GIVEN TASK: Identify each line below that contains the word "this", and copy it out.

******************************

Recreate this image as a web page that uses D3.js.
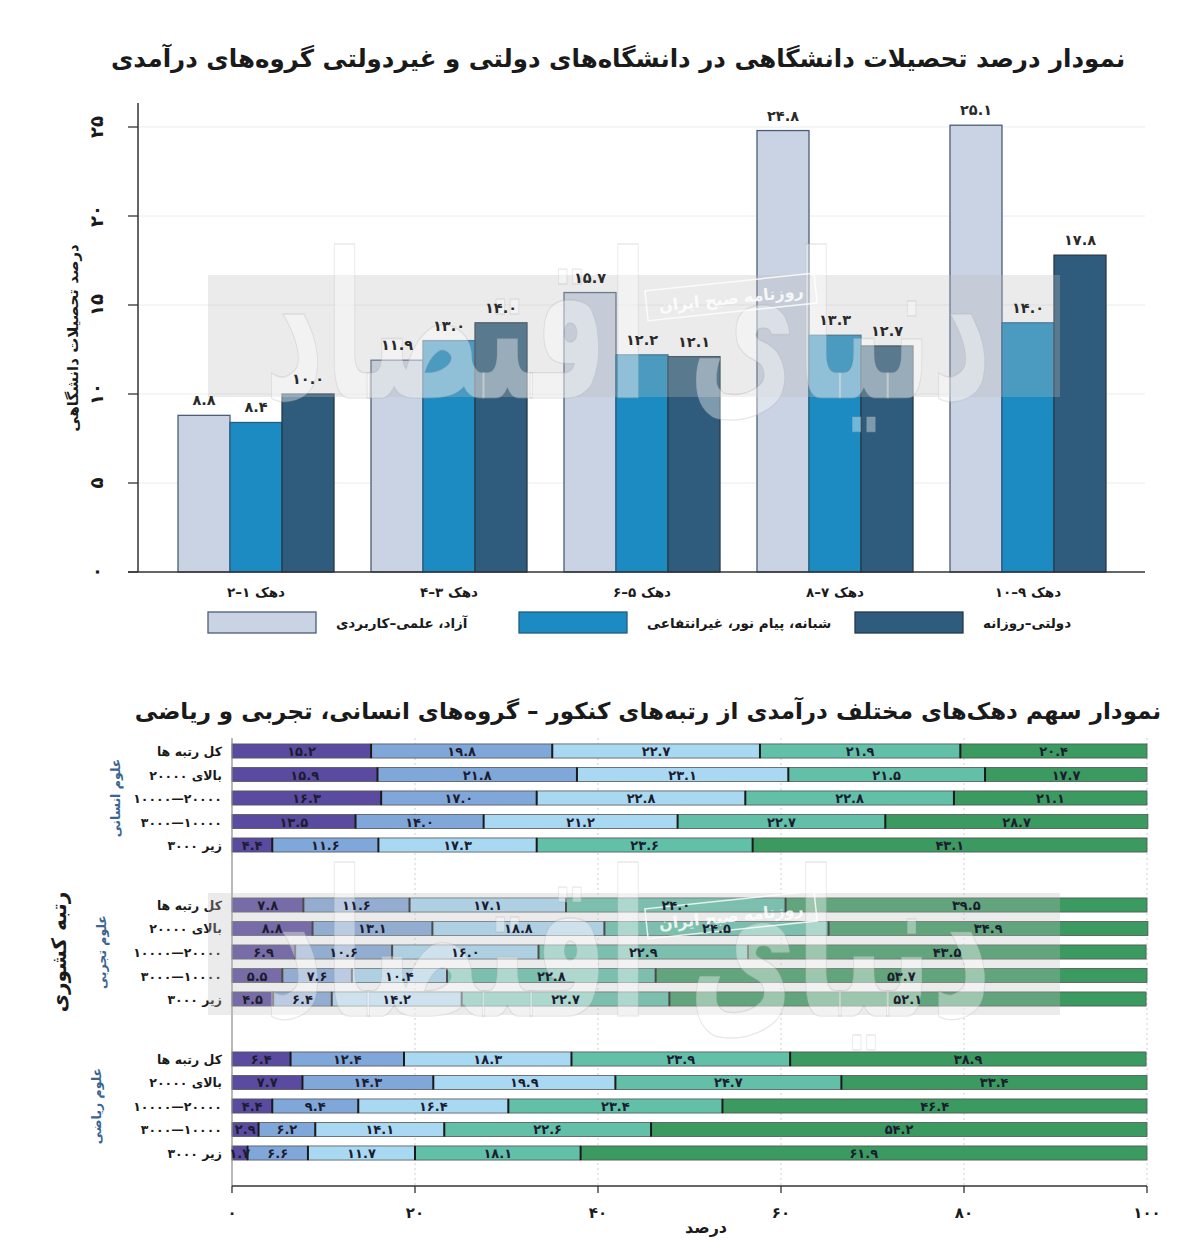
<!DOCTYPE html>
<html><head><meta charset="utf-8">
<script src="https://cdn.jsdelivr.net/npm/d3@7"></script>
<style>
body{margin:0;background:#fff}
svg{display:block}
text{font-family:"DejaVu Sans",sans-serif;font-weight:bold}
</style>
</head><body>
<svg id="c" width="1200" height="1258"></svg>
<script>
// ---------- DATA: top chart ----------
const topTitle = "نمودار درصد تحصیلات دانشگاهی در دانشگاه‌های دولتی و غیردولتی گروه‌های درآمدی";
const decileGroups = ["دهک ۱–۲", "دهک ۳–۴", "دهک ۵–۶", "دهک ۷–۸", "دهک ۹–۱۰"];
const uniSeries = ["آزاد، علمی–کاربردی", "شبانه، پیام نور، غیرانتفاعی", "دولتی–روزانه"];
const azadValues = [8.8, 11.9, 15.7, 24.8, 25.1];
const shabaneValues = [8.4, 13.0, 12.2, 13.3, 14.0];
const dolatiValues = [10.0, 14.0, 12.1, 12.7, 17.8];
const yTicksTop = [0, 5, 10, 15, 20, 25];
const yTitleTop = "درصد تحصیلات دانشگاهی";

// ---------- DATA: bottom chart ----------
const bottomTitle = "نمودار سهم دهک‌های مختلف درآمدی از رتبه‌های کنکور – گروه‌های انسانی، تجربی و ریاضی";
const subjects = ["علوم انسانی", "علوم تجربی", "علوم ریاضی"];
const rankGroups = ["کل رتبه ها", "بالای ۲۰۰۰۰", "۲۰۰۰۰—۱۰۰۰۰", "۱۰۰۰۰—۳۰۰۰", "زیر ۳۰۰۰"];
const humanitiesShares = [
  [15.2, 19.8, 22.7, 21.9, 20.4],
  [15.9, 21.8, 23.1, 21.5, 17.7],
  [16.3, 17.0, 22.8, 22.8, 21.1],
  [13.5, 14.0, 21.2, 22.7, 28.7],
  [4.4, 11.6, 17.3, 23.6, 43.1]
];
const experimentalShares = [
  [7.8, 11.6, 17.1, 24.0, 39.5],
  [8.8, 13.1, 18.8, 24.5, 34.9],
  [6.9, 10.6, 16.0, 22.9, 43.5],
  [5.5, 7.6, 10.4, 22.8, 53.7],
  [4.5, 6.4, 14.2, 22.7, 52.1]
];
const mathShares = [
  [6.4, 12.4, 18.3, 23.9, 38.9],
  [7.7, 14.3, 19.9, 24.7, 33.4],
  [4.4, 9.4, 16.4, 23.4, 46.4],
  [2.9, 6.2, 14.1, 22.6, 54.2],
  [1.7, 6.6, 11.7, 18.1, 61.9]
];
const xTicksBottom = [0, 20, 40, 60, 80, 100];
const xTitleBottom = "درصد";
const yTitleBottom = "رتبه کشوری";
const watermarkMain = "دنیای اقتصاد";
const watermarkSub = "روزنامه صبح ایران";

// ---------- helpers ----------
const faDigits = "۰۱۲۳۴۵۶۷۸۹";
const toFa = s => String(s).replace(/[0-9]/g, d => faDigits[+d]);
const fmt1 = v => toFa(d3.format(".1f")(v));

const svg = d3.select("#c");

// ================= TOP CHART =================
const topColors = ["#c9d3e3", "#1b8bc2", "#2f5c7c"];
const topStrokes = ["#4b5d78", "#245d82", "#26394a"];
const topSeriesValues = [azadValues, shabaneValues, dolatiValues];

svg.append("text").attr("x", 618).attr("y", 67).attr("text-anchor", "middle")
  .attr("font-size", 24.5).attr("fill", "#1a1a1a").text(topTitle);

const yT = d3.scaleLinear().domain([0, 25]).range([572, 127]);
const xT = d3.scaleBand().domain(decileGroups).range([159.5, 1124.5])
  .paddingInner(0.1917).paddingOuter(0.0959);
const xSub = d3.scaleBand().domain(d3.range(uniSeries.length)).range([0, xT.bandwidth()]);

const gTop = svg.append("g");
gTop.selectAll(".grid").data(yTicksTop.filter(d => d > 0)).join("line")
  .attr("x1", 138).attr("x2", 1145).attr("y1", d => yT(d)).attr("y2", d => yT(d))
  .attr("stroke", "#ececec").attr("stroke-width", 1);

decileGroups.forEach((g, gi) => {
  topSeriesValues.forEach((vals, si) => {
    const x = xT(g) + xSub(si);
    gTop.append("rect").attr("x", x).attr("y", yT(vals[gi]))
      .attr("width", xSub.bandwidth()).attr("height", yT(0) - yT(vals[gi]))
      .attr("fill", topColors[si]).attr("stroke", topStrokes[si]).attr("stroke-width", 1.3);
  });
});

gTop.append("line").attr("x1", 138).attr("x2", 138).attr("y1", 103).attr("y2", 572)
  .attr("stroke", "#333").attr("stroke-width", 1.5);
gTop.append("line").attr("x1", 128).attr("x2", 1145).attr("y1", 572).attr("y2", 572)
  .attr("stroke", "#333").attr("stroke-width", 1.5);
gTop.selectAll(".tk").data(yTicksTop).join("line")
  .attr("x1", 128).attr("x2", 138).attr("y1", d => yT(d)).attr("y2", d => yT(d))
  .attr("stroke", "#333").attr("stroke-width", 1.3);
gTop.selectAll(".tl").data(yTicksTop).join("text")
  .attr("transform", d => `translate(103,${yT(d)}) rotate(-90)`)
  .attr("text-anchor", "middle").attr("font-size", 18).attr("fill", "#1a1a1a")
  .text(d => toFa(d));
gTop.append("text").attr("transform", "translate(78,338) rotate(-90)")
  .attr("text-anchor", "middle").attr("font-size", 15).attr("fill", "#1a1a1a").text(yTitleTop);

gTop.selectAll(".xl").data(decileGroups).join("text")
  .attr("x", d => xT(d) + xT.bandwidth() / 2).attr("y", 597)
  .attr("text-anchor", "middle").attr("direction", "rtl").attr("font-size", 13.5).attr("fill", "#1a1a1a")
  .text(d => d);

const legX = [208, 519, 855];
uniSeries.forEach((s, i) => {
  gTop.append("rect").attr("x", legX[i]).attr("y", 612).attr("width", 108).attr("height", 21)
    .attr("fill", topColors[i]).attr("stroke", topStrokes[i]).attr("stroke-width", 1.3);
  gTop.append("text").attr("x", legX[i] + 128).attr("y", 628).attr("text-anchor", "end")
    .attr("font-size", 13.5).attr("fill", "#1a1a1a").text(s)
    .each(function () {
      const w = this.getComputedTextLength();
      d3.select(this).attr("x", legX[i] + 128 + w);
    });
});

// ================= BOTTOM CHART =================
const segColors = ["#5a4aa0", "#80a7d9", "#a9d9f2", "#62c0a9", "#3b9a60"];
const allShares = [humanitiesShares, experimentalShares, mathShares];

svg.append("text").attr("x", 648).attr("y", 719).attr("text-anchor", "middle")
  .attr("font-size", 23).attr("fill", "#1a1a1a").text(bottomTitle);

const xB = d3.scaleLinear().domain([0, 100]).range([232, 1147]);
const yG = d3.scaleBand().domain(subjects).range([739.25, 1164.75]).paddingInner(0.237).paddingOuter(0);
const yR = d3.scaleBand().domain(rankGroups).range([0, yG.bandwidth()]).paddingInner(0.4).paddingOuter(0.2);

const gB = svg.append("g");
gB.selectAll(".vg").data(xTicksBottom.filter(d => d > 0)).join("line")
  .attr("x1", d => xB(d)).attr("x2", d => xB(d)).attr("y1", 738).attr("y2", 1186)
  .attr("stroke", "#cfcfcf").attr("stroke-width", 1).attr("stroke-dasharray", "2,3");

const stack = d3.stack().keys(d3.range(5)).value((row, k) => row[k]);
const segLabels = [];

subjects.forEach((subj, si) => {
  const rows = allShares[si];
  const series = stack(rows);
  const gy = yG(subj);
  rankGroups.forEach((rg, ri) => {
    const y = gy + yR(rg);
    const h = yR.bandwidth();
    series.forEach((ser, k) => {
      const [a, b] = ser[ri];
      gB.append("rect").attr("x", xB(a)).attr("y", y).attr("width", xB(b) - xB(a)).attr("height", h)
        .attr("fill", segColors[k]).attr("stroke", "#555").attr("stroke-width", 0.8);
      segLabels.push({x: (xB(a) + xB(b)) / 2, y: y + h / 2 + 5, t: fmt1(rows[ri][k])});
    });
    series.slice(0, 4).forEach(ser => {
      const b = ser[ri][1];
      gB.append("line").attr("x1", xB(b)).attr("x2", xB(b)).attr("y1", y).attr("y2", y + h)
        .attr("stroke", "#1a1a1a").attr("stroke-width", 2);
    });
    gB.append("text").attr("x", 222).attr("y", y + h / 2 + 5)
      .attr("text-anchor", "start").attr("direction", "rtl")
      .attr("font-size", 12.5).attr("fill", "#1a1a1a").text(rg);
  });
  gB.append("text").attr("transform", `translate(${[120, 106, 101][si]},${gy + yG.bandwidth() / 2}) rotate(-90)`)
    .attr("text-anchor", "middle").attr("font-size", 12.5)
    .attr("fill", "#3a6590").text(subj);
});

gB.append("line").attr("x1", 232).attr("x2", 232).attr("y1", 738).attr("y2", 1186)
  .attr("stroke", "#8a8a8a").attr("stroke-width", 1.2);
gB.append("line").attr("x1", 232).attr("x2", 1147).attr("y1", 1186).attr("y2", 1186)
  .attr("stroke", "#333").attr("stroke-width", 1.3);
gB.selectAll(".xt").data(xTicksBottom).join("line")
  .attr("x1", d => xB(d)).attr("x2", d => xB(d)).attr("y1", 1186).attr("y2", 1193)
  .attr("stroke", "#333").attr("stroke-width", 1.3);
gB.selectAll(".xtl").data(xTicksBottom).join("text")
  .attr("x", d => xB(d)).attr("y", 1218).attr("text-anchor", "middle")
  .attr("font-size", 15).attr("fill", "#1a1a1a").text(d => toFa(d));
gB.append("text").attr("x", 706).attr("y", 1233).attr("text-anchor", "middle")
  .attr("font-size", 16).attr("fill", "#1a1a1a").text(xTitleBottom);
gB.append("text").attr("transform", "translate(66,952) rotate(-90)")
  .attr("text-anchor", "middle").attr("font-size", 20).attr("fill", "#1a1a1a").text(yTitleBottom);

// ================= WATERMARKS =================
[[275, 336], [893, 954]].forEach(([y0, cy]) => {
  const w = svg.append("g").attr("pointer-events", "none");
  w.append("rect").attr("x", 208).attr("y", y0).attr("width", 852).attr("height", 122)
    .attr("fill", "#bdbdbd").attr("opacity", 0.3);
  w.append("text").attr("transform", `translate(628,${cy + 62}) scale(0.78,1.35)`)
    .attr("text-anchor", "middle")
    .attr("font-size", 150).attr("font-weight", "normal")
    .attr("fill", "#ffffff").attr("fill-opacity", 0.38)
    .attr("stroke", "#a0a0a0").attr("stroke-opacity", 0.25).attr("stroke-width", 1)
    .text(watermarkMain);
  const sb = w.append("g").attr("transform", `translate(730,${y0 + 12}) rotate(-6)`);
  sb.append("rect").attr("x", -85).attr("y", -5).attr("width", 170).attr("height", 30)
    .attr("fill", "none").attr("stroke", "#ffffff").attr("stroke-opacity", 0.8).attr("stroke-width", 1.5);
  sb.append("text").attr("x", 0).attr("y", 17).attr("text-anchor", "middle")
    .attr("font-size", 16).attr("font-weight", "normal").attr("fill", "#ffffff").attr("fill-opacity", 0.85)
    .text(watermarkSub);
});

// value labels drawn above watermark so they stay legible
decileGroups.forEach((g, gi) => {
  topSeriesValues.forEach((vals, si) => {
    const x = xT(g) + xSub(si);
    svg.append("text").attr("x", x + xSub.bandwidth() / 2).attr("y", yT(vals[gi]) - 10)
      .attr("text-anchor", "middle").attr("font-size", 14.5).attr("fill", "#2a2a2a")
      .text(fmt1(vals[gi]));
  });
});
svg.append("g").selectAll("text").data(segLabels).join("text")
  .attr("x", d => d.x).attr("y", d => d.y).attr("text-anchor", "middle")
  .attr("font-size", 13).attr("fill", "#1c1c30").text(d => d.t);
</script>
</body></html>
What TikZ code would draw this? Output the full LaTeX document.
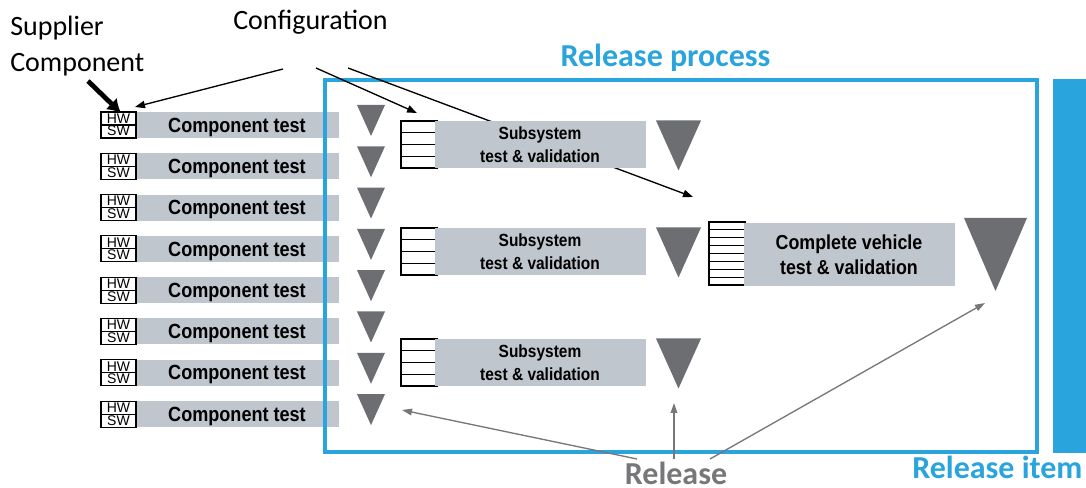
\documentclass[tikz,border=0pt]{standalone}
\usepackage{fontspec}
\setmainfont{Carlito}
\newfontfamily\arialfont{Liberation Sans}
\newfontfamily\narrowfont[FakeStretch=0.88]{Liberation Sans}
\usetikzlibrary{arrows.meta,calc}

\definecolor{relblue}{HTML}{29A4DC}
\definecolor{bargrey}{HTML}{BFC6CD}
\definecolor{gategrey}{HTML}{6D6E72}
\definecolor{relgrey}{HTML}{77777A}

\begin{document}
\begin{tikzpicture}[x=0.75pt,y=-0.75pt,
  bar/.style={fill=bargrey, inner sep=0pt, align=center},
  comptest/.style={bar, minimum width=153pt, minimum height=19.5pt,
    font=\narrowfont\bfseries\fontsize{15.4}{16}\selectfont},
  subtest/.style={bar, minimum width=158.25pt, minimum height=35.25pt,
    font=\narrowfont\bfseries\fontsize{13.2}{13.5}\selectfont},
  vehtest/.style={bar, minimum width=158.25pt, minimum height=47.25pt,
    font=\narrowfont\bfseries\fontsize{15.2}{15.5}\selectfont},
  hwsw/.style={draw, line width=0.8pt, fill=white, inner sep=0pt,
    minimum width=26.25pt, minimum height=19.5pt},
  hwlabel/.style={font=\arialfont\fontsize{10.5}{11}\selectfont, inner sep=0pt, anchor=base},
  stack/.style={draw, line width=0.9pt, fill=white, inner sep=0pt, minimum width=27pt},
  gate/.style={fill=gategrey},
  cfgarrow/.style={line width=1pt, -{Triangle[length=7.5pt,width=5.5pt]}},
  relarrow/.style={relgrey, line width=1pt, -{Triangle[length=7.5pt,width=5pt]}},
  calibri/.style={inner sep=0pt, anchor=base west, font=\fontsize{21}{25}\selectfont},
  bluetitle/.style={inner sep=0pt, text=relblue, font=\bfseries\fontsize{24}{28}\selectfont}
]
\useasboundingbox (0,0) rectangle (1086,488);

% component level: HW/SW block, test bar and release gate per row
\foreach \i in {0,...,7}{
  \pgfmathsetmacro\c{125+41.3*\i}
  \node[comptest, text depth=0pt] (ct\i) at (237,\c) {Component test};
  \node[hwsw] (hw\i) at (118.5,\c) {};
  \draw[line width=0.8pt] (hw\i.west) -- (hw\i.east);
  \node[hwlabel] (hwt\i) at (118.5,\c-1.6) {HW};
  \node[hwlabel] (swt\i) at (118.5,\c+11) {SW};
  \fill[gate] (357,\c-20) -- (385,\c-20) -- (371,\c+11) -- cycle;
}

% release process frame and release item bar
\node[draw=relblue, line width=3pt, minimum width=534pt, minimum height=279pt,
  inner sep=0pt] (frame) at (681,266) {};
\node[fill=relblue, minimum width=24.75pt, minimum height=280.5pt, inner sep=0pt]
  (itembar) at (1069.5,266) {};

% configuration arrows (the long one runs underneath the first subsystem bar)
\coordinate (cfgA) at (283,69);
\coordinate (cfgB) at (316,68);
\coordinate (cfgC) at (348,68);
\coordinate (hwtop) at (135,107);
\coordinate (subtop) at (417,113);
\coordinate (vehtop) at (693,197);
\draw[cfgarrow] (cfgA) -- (hwtop);
\draw[cfgarrow] (cfgB) -- (subtop);
\draw[cfgarrow] (cfgC) -- (vehtop);

% subsystem level
\foreach \c [count=\k] in {144.5,251.5,362.5}{
  \node[stack, minimum height=35.25pt] (st\k) at (419,\c) {};
  \foreach \f in {0.25,0.5,0.75}
    \draw[line width=0.9pt] ($(st\k.north west)!\f!(st\k.south west)$) -- ($(st\k.north east)!\f!(st\k.south east)$);
  \node[subtest] (sb\k) at (540,\c+0.5) {Subsystem\\[3.7pt]test \& validation};
  \fill[gate] (656,\c-24) -- (701,\c-24) -- (678.5,\c+26) -- cycle;
}

% complete vehicle level
\node[stack, minimum height=47.25pt] (cst) at (727,253.5) {};
\foreach \f in {1,...,7}
  \draw[line width=0.9pt] ($(cst.north west)!\f/8!(cst.south west)$) -- ($(cst.north east)!\f/8!(cst.south east)$);
\node[vehtest] (cvb) at (849,254.5) {Complete vehicle\\[3.5pt]test \& validation};
\fill[gate] (964,218) -- (1027,218) -- (995.5,291) -- cycle;

% labels
\node[calibri] (sup) at (10,36) {Supplier};
\node[calibri] (comp) at (10,72) {Component};
\node[calibri] (cfg) at (233,30) {Configuration};
\node[bluetitle, anchor=base] (proc) at (665.5,67) {Release process};
\node[bluetitle, anchor=base west] (item) at (912,479) {Release item};
\node[inner sep=0pt, anchor=base, text=relgrey, font=\bfseries\fontsize{24}{28}\selectfont]
  (rel) at (676,484) {Release};

% supplier arrow
\coordinate (supA) at (88,81);
\coordinate (supB) at (121,113);
\draw[line width=3.6pt, -{Latex[length=10pt,width=12pt]}] (supA) -- (supB);

% release arrows
\coordinate (relL) at (637,459);
\coordinate (relM) at (674,459);
\coordinate (relR) at (710,459);
\coordinate (gateC) at (402,410);
\coordinate (gateS) at (674,403);
\coordinate (gateV) at (985,303);
\draw[relarrow] (relL) -- (gateC);
\draw[relarrow] (relM) -- (gateS);
\draw[relarrow] (relR) -- (gateV);
\end{tikzpicture}
\end{document}
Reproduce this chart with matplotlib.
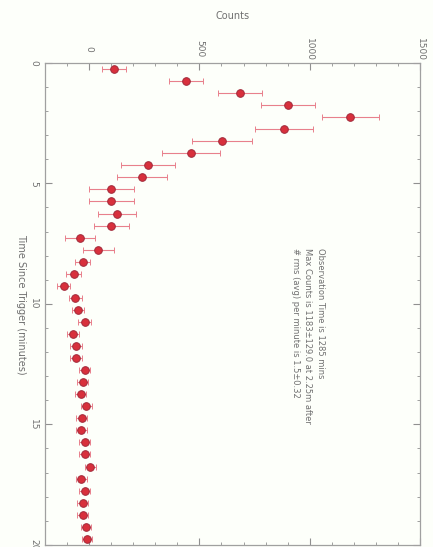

******************************

SOLVED PROBLEM:
Recreate this image as a web page that uses D3.js.
      const w = this.getComputedTextLength();
      d3.select(this).attr("x", legX[i] + 128 + w);
What TikZ code would draw this? Output the full LaTeX document.
Reproduce this chart with matplotlib.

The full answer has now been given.